Britain abandons plans for Donald Trump to address parliament: Report

Officials are trying to ensure that Trump (above) is not in London at a time when parliament is sitting. PHOTO: EPA

LONDON - The British government has abandoned the idea of US President Donald Trump addressing parliament when he visits later this year (2017) and is trying to fix a date when parliament will be in recess to avoid a formal snub.

According to a Guardian report, quoting sources, Trump's controversial visit is now expected to run from a Thursday to a Sunday in late summer or early autumn.

A weekend visit at the very end of August or in September is now under discussion between the government, Buckingham Palace and the White House, the British newspaper said.

A British source described such a plan as "the preferred option at our end".

Parliament will be in summer recess until Sept 5 and adjourns again for political party conferences on Sept 15 for nearly a month. Such an arrangement would mean that Trump would not be invited to address parliament at all, the Guardian said.

The Speaker of parliament's lower house, the House of Commons, John Bercow, has stated that he will not give his consent to a speech by the President either in Westminster Hall or in the royal gallery - both of which have traditionally been used for addresses by visiting statesmen and women. The idea of Trump addressing Parliament has elicited strong protests from some MPs.

Officials are also said to be keen to limit the President's public exposure more generally during the visit, in order to reduce the opportunities for protests and disorder on a state occasion, said the Guardian.

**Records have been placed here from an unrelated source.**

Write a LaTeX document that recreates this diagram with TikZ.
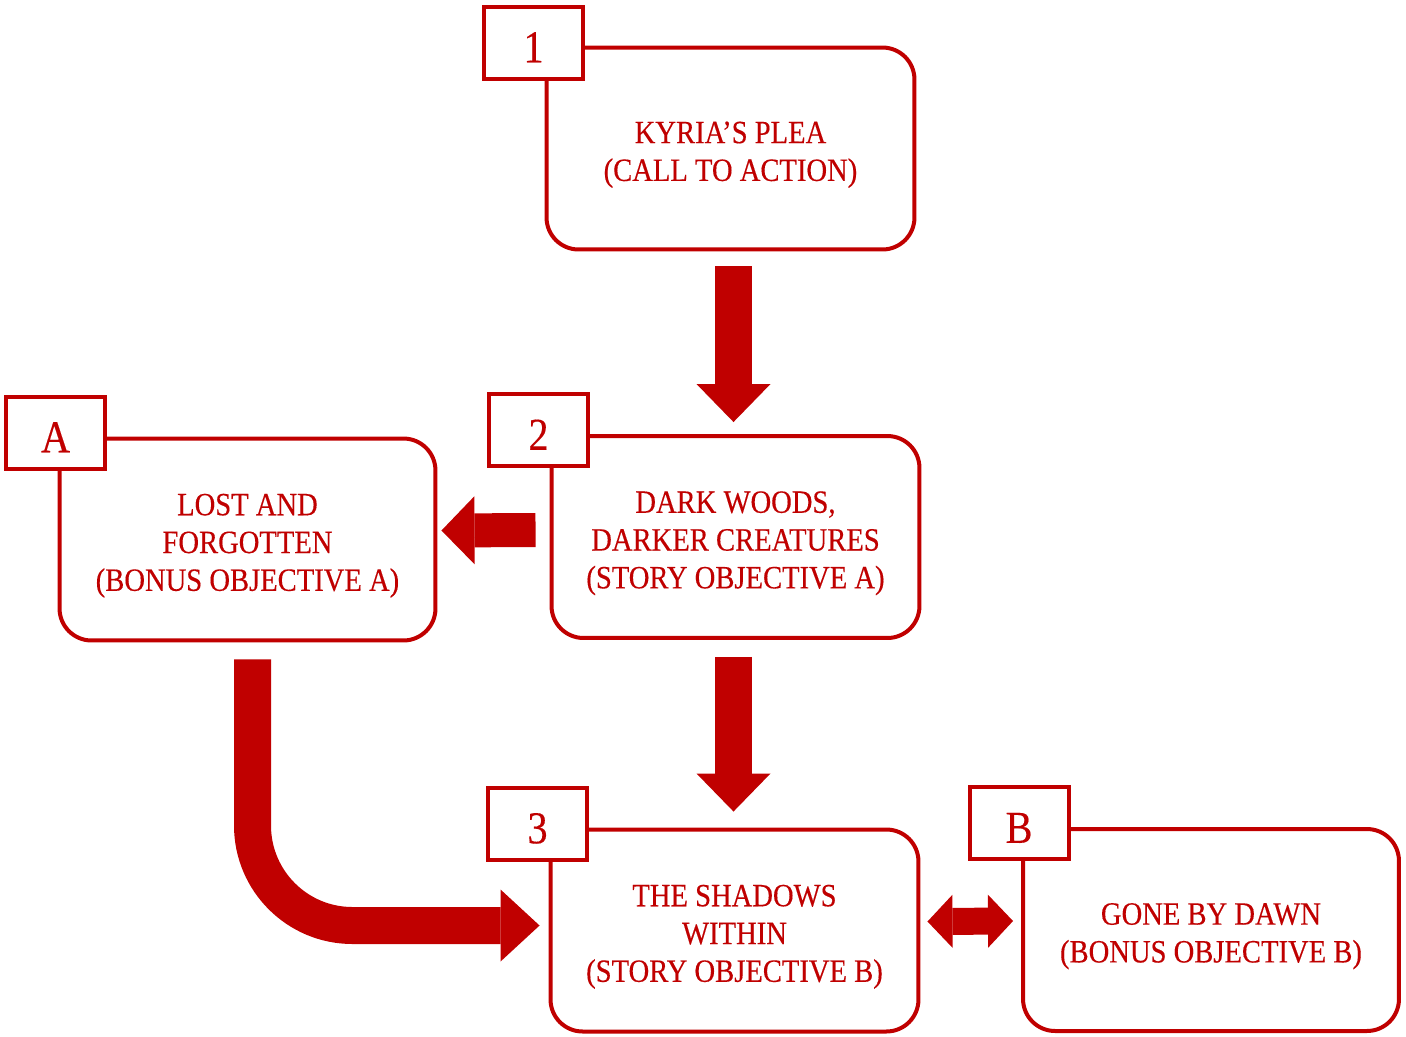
\documentclass[tikz,border=0pt]{standalone}
\usepackage{fontspec}
\setmainfont{Liberation Serif}[FakeStretch=0.88, FakeBold=0.3]
\usetikzlibrary{arrows.meta, calc, positioning}
\definecolor{darkred}{HTML}{C00000}
\newcommand{\boxlines}[1]{\raisebox{-3.4pt}[\height][\depth]{\begin{tabular}{@{}c@{}}#1\end{tabular}}}

\begin{document}
\begin{tikzpicture}[x=0.02cm, y=-0.02cm,
    box/.style={draw=darkred, line width=0.08cm, rounded corners=0.64cm, fill=white,
        minimum width=7.36cm, minimum height=4.04cm, text=darkred,
        font=\fontsize{18.5}{21.5}\selectfont},
    widebox/.style={box, minimum width=7.52cm},
    tag/.style={draw=darkred, line width=0.08cm, fill=white, minimum width=1.98cm,
        minimum height=1.44cm, text=darkred, font=\fontsize{26}{30}\selectfont,
        text height=22.5pt, text depth=0pt},
    bigarrow/.style={draw=darkred, line width=0.74cm,
        -{Triangle[width=1.48cm, length=0.76cm, line width=0pt]}},
    twoway/.style={draw=darkred, line width=0.54cm,
        {Triangle[width=1.06cm, length=0.5cm, line width=0pt]}-{Triangle[width=1.06cm, length=0.5cm, line width=0pt]}}]
    \useasboundingbox (0,0) rectangle (1406,1036);

    % boxes
    \node[box] (b1) at (730.5,148.5) {\boxlines{KYRIA’S PLEA\\(CALL TO ACTION)}};
    \node[box] (b2) at (735.5,537) {\boxlines{DARK WOODS,\\DARKER CREATURES\\(STORY OBJECTIVE A)}};
    \node[widebox] (bA) at (247.5,539.5) {\boxlines{LOST AND\\FORGOTTEN\\(BONUS OBJECTIVE A)}};
    \node[box] (b3) at (734.5,930.5) {\boxlines{THE SHADOWS\\WITHIN\\(STORY OBJECTIVE B)}};
    \node[widebox] (bB) at (1211,930) {\boxlines{GONE BY DAWN\\(BONUS OBJECTIVE B)}};

    % tags
    \node[tag] (t1) at ($(b1.north west)+(-11,-3)$) {1};
    \node[tag] (t2) at ($(b2.north west)+(-11,-4)$) {2};
    \node[tag] (tA) at ($(bA.north west)+(-2,-4)$) {A};
    \node[tag] (t3) at ($(b3.north west)+(-11,-4)$) {3};
    \node[tag] (tB) at ($(bB.north west)+(-2,-4)$) {B};

    % arrows
    \draw[bigarrow] ($(b1.south)+(3,15)$) -- ($(b2.north)+(-2,-12)$);
    \draw[bigarrow] ($(b2.south)+(-2,17)$) -- ($(b3.north)+(-1,-16)$);
    \draw[bigarrow, line width=0.68cm,
        -{Triangle[width=1.36cm, length=0.66cm, line width=0pt]}] ($(b2.west)+(-14,-7)$) -- ($(bA.east)+(4,-9)$);
    \draw[bigarrow, rounded corners=2cm,
        -{Triangle[width=1.44cm, length=0.78cm, line width=0pt]}] ($(bA.south)+(5,17)$) |- ($(b3.west)+(-9,-5)$);
    \draw[twoway] ($(b3.east)+(7,-9)$) -- ($(bB.west)+(-8,-9)$);
\end{tikzpicture}
\end{document}
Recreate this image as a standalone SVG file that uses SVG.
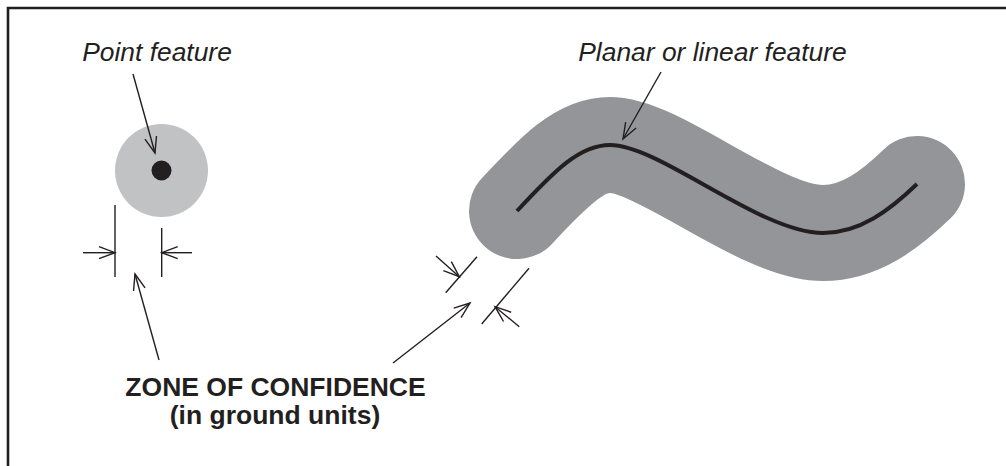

Hundreds of thousands of protesters could be expected in any large city, causing major headaches for the emergency and security services. This suggests that the President will spend relatively little time in London, while the majority of the visit will be conducted behind as strict a security cordon as possible.

A further issue that still needs to be resolved is the extent to which Britain's Queen Elizabeth and her husband, the Duke of Edinburgh, will be involved in a visit of which, officially at least, she is the host. The couple, who are both now in their 90s, normally spend late August and September at Balmoral castle in Scotland and only rarely return to London during their stay.

One possibility, is that Trump could be invited to a state banquet at Windsor Castle, rather than at Buckingham Palace. This would be easier to guard against protesters and would cause less disruption, while satisfying the necessary protocols, said the Guardian.

Trump might be encouraged to spend a significant part of his visit in Scotland, perhaps visiting the Queen at Balmoral rather than in England, and enabling him to visit the Isle of Lewis, where his mother, Mary MacLeod, was born in 1912, before she left for the US as an immigrant. Trump also owns two golf courses in Scotland, Turnberry in Ayrshire and a purpose-built course at Balmedie north of Aberdeen.

Any visit to Scotland would raise delicate political issues for the nationalist government in Scotland led by Nicola Sturgeon, which would have to decide whether to boycott Trump or not. Scottish National party MPs at Westminster broke into applause at Bercow's statement this week (Feb 6), But Scotland's former first minister Alex Salmond told an LBC radio phone-in this month that he favoured the President coming to Balmoral.

Invitations to deliver an address in the royal gallery normally require the Speakers of the Commons and the upper House of Lords, currently Bercow and Lord Fowler, to agree, while invitations to Westminster Hall also involve the Lord Great Chamberlain, the Marquess of Cholmondeley.

On Monday, Bercow made clear he would not support an invitation at either venue, triggering calls from some backbenchers for him to step down.

Two of Trump's modern predecessors as president, Ronald Reagan and Bill Clinton, have addressed the joint houses in the royal gallery. Only Barack Obama, in 2011, has made a speech in the 11th-century Westminster Hall.

Even before Bercow's intervention, government ministers are believed to have concluded that the level of objection among MPs of all parties after Trump's executive order banning arrivals from seven mainly Muslim countries made a parliamentary invitation too politically hazardous to justify.

The leader of the Commons, David Lidington, is said to have reached this conclusion before the Speaker made his own opposition public in the chamber on Monday.